- **Your instructions**
Repeat what the lines below say, word for word, and skip every image.

— Begin Data records —

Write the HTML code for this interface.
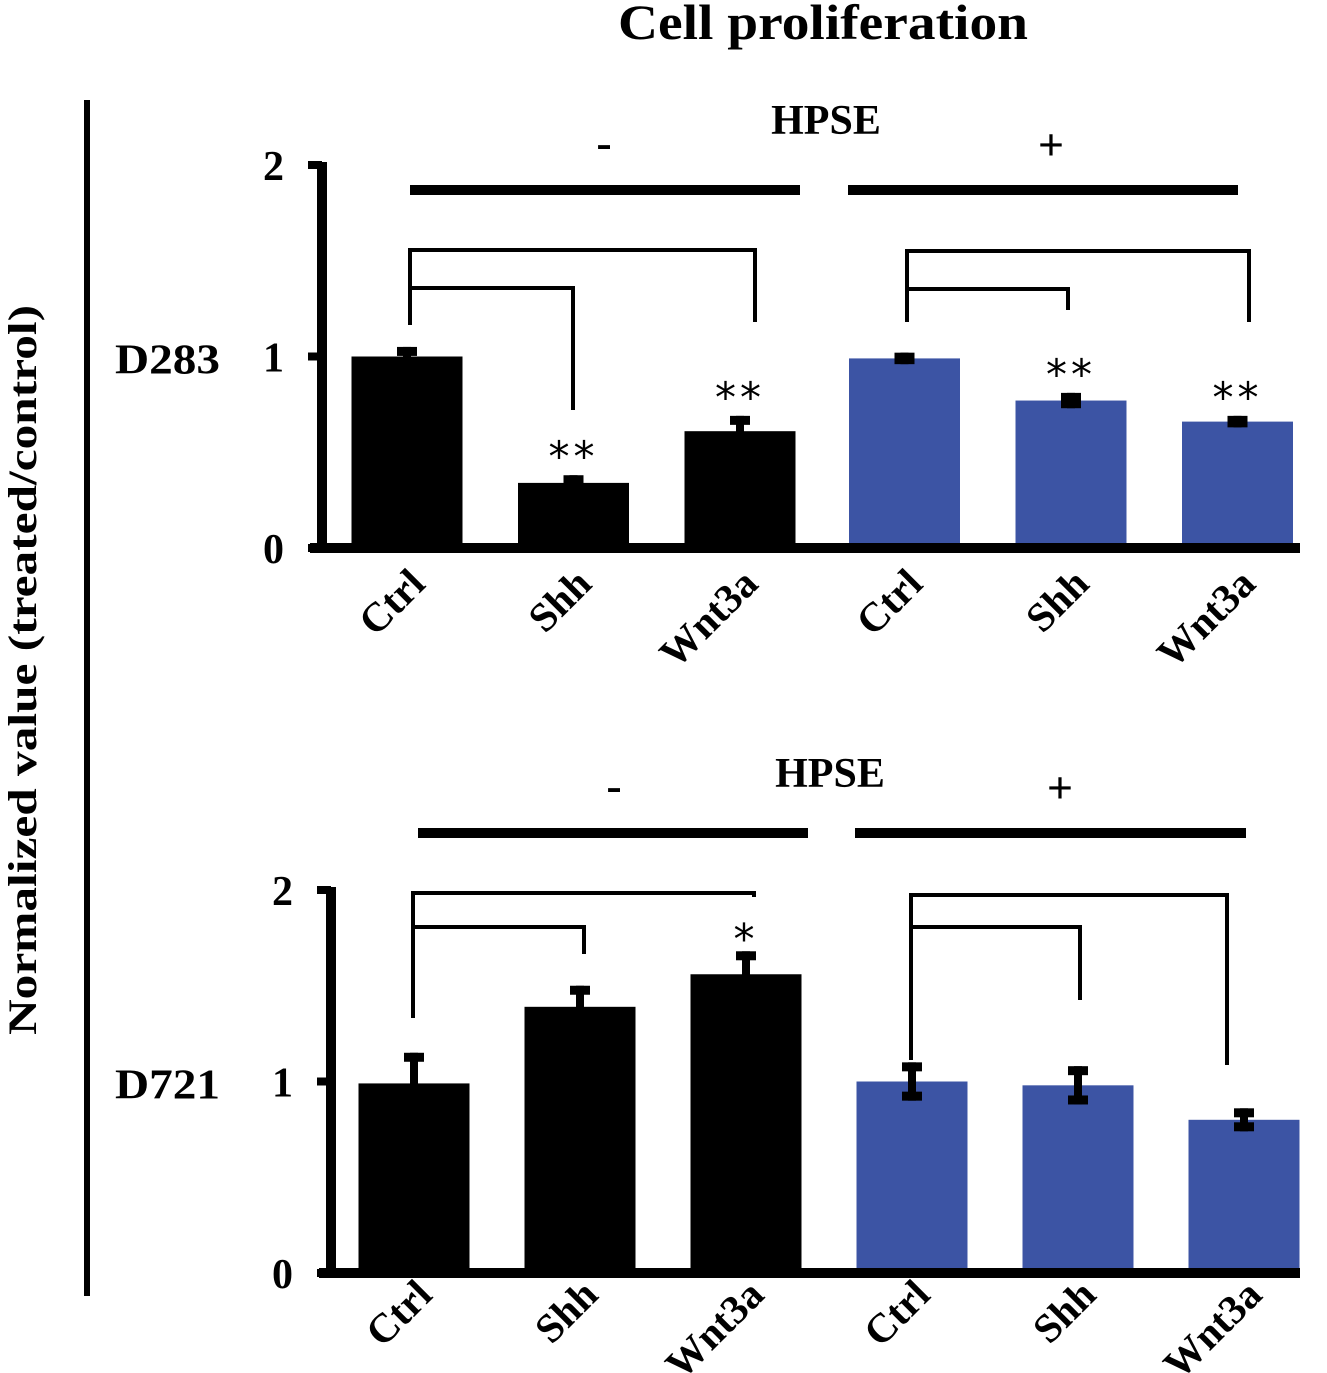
<!DOCTYPE html>
<html><head><meta charset="utf-8"><style>
html,body{margin:0;padding:0;background:#fff;}
svg{display:block;font-family:"Liberation Serif",serif;font-weight:bold;}
</style></head><body>
<svg id="fig" width="1327" height="1373" viewBox="0 0 1327 1373">
<text x="823" y="39" font-size="50" text-anchor="middle" textLength="410" lengthAdjust="spacingAndGlyphs">Cell proliferation</text>
<line x1="87" y1="100" x2="87" y2="1296" stroke="#000" stroke-width="6"/>
<text transform="translate(36,670) rotate(-90)" font-size="40" text-anchor="middle" textLength="730" lengthAdjust="spacingAndGlyphs">Normalized  value  (treated/control)</text>
<g id="panels"></g>
</svg>
<script>
const categories = ["Ctrl","Shh","Wnt3a","Ctrl","Shh","Wnt3a"];
const hpseGroup = ["-","-","-","+","+","+"];
const d283Values = [1.0, 0.34, 0.61, 0.99, 0.77, 0.66];
const d283Errors = [0.05, 0.04, 0.08, 0.03, 0.04, 0.03];
const d283Stars = ["", "**", "**", "", "**", "**"];
const d721Values = [0.99, 1.39, 1.56, 1.0, 0.98, 0.80];
const d721Errors = [0.16, 0.11, 0.12, 0.10, 0.10, 0.06];
const d721Stars = ["", "", "*", "", "", ""];
const yTicks = [0, 1, 2];

const NS = "http://www.w3.org/2000/svg";
const root = document.getElementById('panels');
function mk(tag, attrs, parent){const e=document.createElementNS(NS,tag);for(const k in attrs)e.setAttribute(k,attrs[k]);(parent||root).appendChild(e);return e;}

function panel(cfg){
  const g = mk('g',{});
  
  
  const y = v => cfg.y0 - v*cfg.unit;
  const x = i => cfg.firstCenter + i*cfg.step + (i>=3?cfg.gap:0);
  const bw = 111;
  categories.forEach((c,i)=>{
    const r = mk('rect',{x:x(i)-bw/2,y:y(cfg.vals[i]),width:bw,height:cfg.y0-y(cfg.vals[i]),fill:hpseGroup[i]==='-'?'#000':'#3c54a4'},g);
    
    
    const hi=y(cfg.vals[i]+cfg.errs[i]), lo=y(cfg.vals[i]-cfg.errs[i]);
    const eb = mk('g',{},g);
    
    
    mk('rect',{x:x(i)-4,y:hi,width:8,height:lo-hi,fill:'#000'},eb);
    mk('rect',{x:x(i)-10,y:hi,width:20,height:9,fill:'#000'},eb);
    mk('rect',{x:x(i)-10,y:lo-9,width:20,height:9,fill:'#000'},eb);
    if(cfg.stars[i]){
      const t=mk('text',{x:x(i),y:hi-cfg.starGap+8,'font-size':42,'text-anchor':'middle','letter-spacing':4,'font-family':'"DejaVu Sans",sans-serif','font-weight':'normal'},g);
      t.textContent=cfg.stars[i];
      
      
    }
    const lab=mk('text',{transform:`translate(${x(i)+20},${cfg.y0+cfg.labelDy}) rotate(-45)`,'font-size':41,'text-anchor':'end'},g);
    lab.textContent=c;
    
    
  });
  const ax = mk('path',{d:`M${cfg.axX} ${y(2)-3} V${cfg.y0} M${cfg.axX-12} ${cfg.y0} H1300`,stroke:'#000','stroke-width':10,fill:'none'},g);
  
  
  yTicks.forEach(t=>{
    mk('line',{x1:cfg.axX-14,x2:cfg.axX,y1:y(t),y2:y(t),stroke:'#000','stroke-width':8},g);
    const tl=mk('text',{x:cfg.axX-38,y:y(t)+15,'font-size':42,'text-anchor':'end'},g);
    tl.textContent=t;
    
    
  });
  const cl=mk('text',{x:115,y:y(1)+17,'font-size':42,textLength:105,lengthAdjust:'spacingAndGlyphs'},g);
  cl.textContent=cfg.cell;
  
  
  const h=mk('text',{x:cfg.hpseX,y:cfg.hpseY,'font-size':42,'text-anchor':'middle'},g);
  h.textContent='HPSE';
  
  
  const m=mk('text',{x:cfg.minusX,y:cfg.lineY-32,'font-size':46,'text-anchor':'middle'},g);
  m.textContent='-';
  
  
  const p=mk('text',{x:cfg.plusX,y:cfg.lineY-30,'font-size':46,'text-anchor':'middle'},g);
  p.textContent='+';
  
  
  const gl=mk('path',{d:`M${cfg.lineA[0]} ${cfg.lineY} H${cfg.lineA[1]} M${cfg.lineB[0]} ${cfg.lineY} H${cfg.lineB[1]}`,stroke:'#000','stroke-width':10},g);
  
  
  cfg.brackets.forEach(b=>{
    const br=mk('path',{d:b,stroke:'#000','stroke-width':4,fill:'none'},g);
    
    
  });
}

panel({name:'d283-panel',cell:'D283',y0:548,unit:191.5,firstCenter:407,step:166.5,gap:-2,axX:322,labelDy:38,vals:d283Values,errs:d283Errors,stars:d283Stars,starGap:12,
  hpseX:826,hpseY:134,minusX:604,plusX:1051,lineY:190,lineA:[410,800],lineB:[848,1238],
  brackets:['M410 325 V250 H755 V322','M410 288 H573 V410','M907 322 V251 H1249 V322','M907 289 H1068 V310']});
panel({name:'d721-panel',cell:'D721',y0:1273,unit:191.5,firstCenter:414,step:166,gap:0,axX:331,labelDy:24,vals:d721Values,errs:d721Errors,stars:d721Stars,starGap:6,
  hpseX:830,hpseY:787,minusX:614,plusX:1060,lineY:833,lineA:[418,808],lineB:[855,1246],
  brackets:['M413 1018 V893 H754 V897','M413 927 H584 V954','M911 1060 V895 H1227 V1065','M911 927 H1080 V1000']});
</script>
</body></html>
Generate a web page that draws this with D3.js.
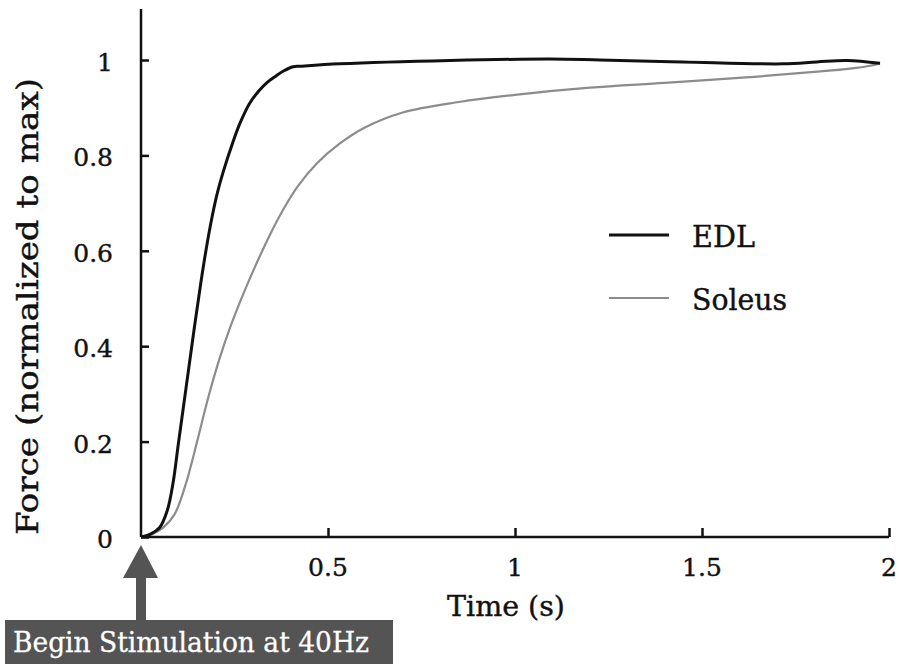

— End Data records —

- **Exercise response**
Write the HTML code for this interface.
<!DOCTYPE html>
<html><head><meta charset="utf-8"><style>
html,body{margin:0;padding:0;background:#fff;}
svg{display:block;font-family:"Liberation Serif",serif;font-weight:bold;}
</style></head><body>
<svg id="fig" width="1327" height="1373" viewBox="0 0 1327 1373">
<text x="823" y="39" font-size="50" text-anchor="middle" textLength="410" lengthAdjust="spacingAndGlyphs">Cell proliferation</text>
<line x1="87" y1="100" x2="87" y2="1296" stroke="#000" stroke-width="6"/>
<text transform="translate(36,670) rotate(-90)" font-size="40" text-anchor="middle" textLength="730" lengthAdjust="spacingAndGlyphs">Normalized  value  (treated/control)</text>
<g id="panels"></g>
</svg>
<script>
const categories = ["Ctrl","Shh","Wnt3a","Ctrl","Shh","Wnt3a"];
const hpseGroup = ["-","-","-","+","+","+"];
const d283Values = [1.0, 0.34, 0.61, 0.99, 0.77, 0.66];
const d283Errors = [0.05, 0.04, 0.08, 0.03, 0.04, 0.03];
const d283Stars = ["", "**", "**", "", "**", "**"];
const d721Values = [0.99, 1.39, 1.56, 1.0, 0.98, 0.80];
const d721Errors = [0.16, 0.11, 0.12, 0.10, 0.10, 0.06];
const d721Stars = ["", "", "*", "", "", ""];
const yTicks = [0, 1, 2];

const NS = "http://www.w3.org/2000/svg";
const root = document.getElementById('panels');
function mk(tag, attrs, parent){const e=document.createElementNS(NS,tag);for(const k in attrs)e.setAttribute(k,attrs[k]);(parent||root).appendChild(e);return e;}

function panel(cfg){
  const g = mk('g',{});
  
  
  const y = v => cfg.y0 - v*cfg.unit;
  const x = i => cfg.firstCenter + i*cfg.step + (i>=3?cfg.gap:0);
  const bw = 111;
  categories.forEach((c,i)=>{
    const r = mk('rect',{x:x(i)-bw/2,y:y(cfg.vals[i]),width:bw,height:cfg.y0-y(cfg.vals[i]),fill:hpseGroup[i]==='-'?'#000':'#3c54a4'},g);
    
    
    const hi=y(cfg.vals[i]+cfg.errs[i]), lo=y(cfg.vals[i]-cfg.errs[i]);
    const eb = mk('g',{},g);
    
    
    mk('rect',{x:x(i)-4,y:hi,width:8,height:lo-hi,fill:'#000'},eb);
    mk('rect',{x:x(i)-10,y:hi,width:20,height:9,fill:'#000'},eb);
    mk('rect',{x:x(i)-10,y:lo-9,width:20,height:9,fill:'#000'},eb);
    if(cfg.stars[i]){
      const t=mk('text',{x:x(i),y:hi-cfg.starGap+8,'font-size':42,'text-anchor':'middle','letter-spacing':4,'font-family':'"DejaVu Sans",sans-serif','font-weight':'normal'},g);
      t.textContent=cfg.stars[i];
      
      
    }
    const lab=mk('text',{transform:`translate(${x(i)+20},${cfg.y0+cfg.labelDy}) rotate(-45)`,'font-size':41,'text-anchor':'end'},g);
    lab.textContent=c;
    
    
  });
  const ax = mk('path',{d:`M${cfg.axX} ${y(2)-3} V${cfg.y0} M${cfg.axX-12} ${cfg.y0} H1300`,stroke:'#000','stroke-width':10,fill:'none'},g);
  
  
  yTicks.forEach(t=>{
    mk('line',{x1:cfg.axX-14,x2:cfg.axX,y1:y(t),y2:y(t),stroke:'#000','stroke-width':8},g);
    const tl=mk('text',{x:cfg.axX-38,y:y(t)+15,'font-size':42,'text-anchor':'end'},g);
    tl.textContent=t;
    
    
  });
  const cl=mk('text',{x:115,y:y(1)+17,'font-size':42,textLength:105,lengthAdjust:'spacingAndGlyphs'},g);
  cl.textContent=cfg.cell;
  
  
  const h=mk('text',{x:cfg.hpseX,y:cfg.hpseY,'font-size':42,'text-anchor':'middle'},g);
  h.textContent='HPSE';
  
  
  const m=mk('text',{x:cfg.minusX,y:cfg.lineY-32,'font-size':46,'text-anchor':'middle'},g);
  m.textContent='-';
  
  
  const p=mk('text',{x:cfg.plusX,y:cfg.lineY-30,'font-size':46,'text-anchor':'middle'},g);
  p.textContent='+';
  
  
  const gl=mk('path',{d:`M${cfg.lineA[0]} ${cfg.lineY} H${cfg.lineA[1]} M${cfg.lineB[0]} ${cfg.lineY} H${cfg.lineB[1]}`,stroke:'#000','stroke-width':10},g);
  
  
  cfg.brackets.forEach(b=>{
    const br=mk('path',{d:b,stroke:'#000','stroke-width':4,fill:'none'},g);
    
    
  });
}

panel({name:'d283-panel',cell:'D283',y0:548,unit:191.5,firstCenter:407,step:166.5,gap:-2,axX:322,labelDy:38,vals:d283Values,errs:d283Errors,stars:d283Stars,starGap:12,
  hpseX:826,hpseY:134,minusX:604,plusX:1051,lineY:190,lineA:[410,800],lineB:[848,1238],
  brackets:['M410 325 V250 H755 V322','M410 288 H573 V410','M907 322 V251 H1249 V322','M907 289 H1068 V310']});
panel({name:'d721-panel',cell:'D721',y0:1273,unit:191.5,firstCenter:414,step:166,gap:0,axX:331,labelDy:24,vals:d721Values,errs:d721Errors,stars:d721Stars,starGap:6,
  hpseX:830,hpseY:787,minusX:614,plusX:1060,lineY:833,lineA:[418,808],lineB:[855,1246],
  brackets:['M413 1018 V893 H754 V897','M413 927 H584 V954','M911 1060 V895 H1227 V1065','M911 927 H1080 V1000']});
</script>
</body></html>
Generate a web page that draws this with D3.js.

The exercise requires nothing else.